FROM the days of Abraham, we know the seal of God’s covenant, and how parents have been required to dedicate their offspring to him, as a visible sign of their being consecrated to his service, and as a bond on parents to train them up in his fear. And those who have been of the household of faith, and been duly instructed, have considered themselves obliged to discharge these duties; nor have they neglected them.

2. DEDICATION _must be followed by instruction_. Parents must cultivate the tender mind--instill the principles of virtue--infuse the knowledge of God, and of the duties due to God and man. This is a matter of the greatest importance. If youthful minds are not imbued with knowledge and virtue, they will not remain blank; the void will be filled with that which tends to mischief, and leads to woe and infamy.
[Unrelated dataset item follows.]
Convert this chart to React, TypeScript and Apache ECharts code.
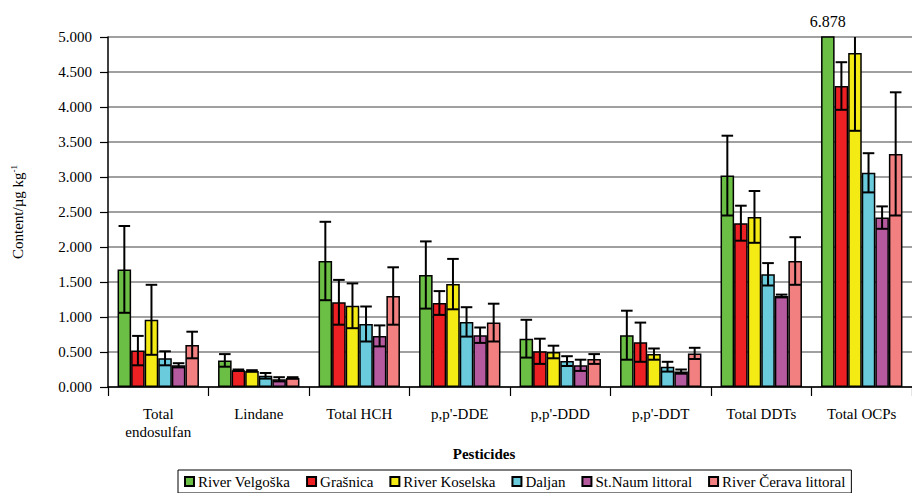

WHEN we look among pagans and savages, we are struck with their vices and follies, which raise our disgust, or excite our pity. But who hath made us to differ from them! Is it not that divine Sovereign who "divided to the nations their inheritance, when he separated the sons of Adam," who cast our lot among the civilized and enlightened, who having been taught, of God, taught us the way of happiness? Had we been born among heathens, we should probably have been heathens; if among savages, should not have differed from them--should have gloried, perhaps in those refinements in cruelty, which they consider an accomplishment, but which we shudder to hear related. It is not probable that we should have had native discernment sufficient to have raised us above our fellows--to have enabled us to discover their delusions and the absurdity of their views. Had we been denied revelation, we should probably have been ignorant of our fallen state and need of a Savior, and might have "perished for lack of vision."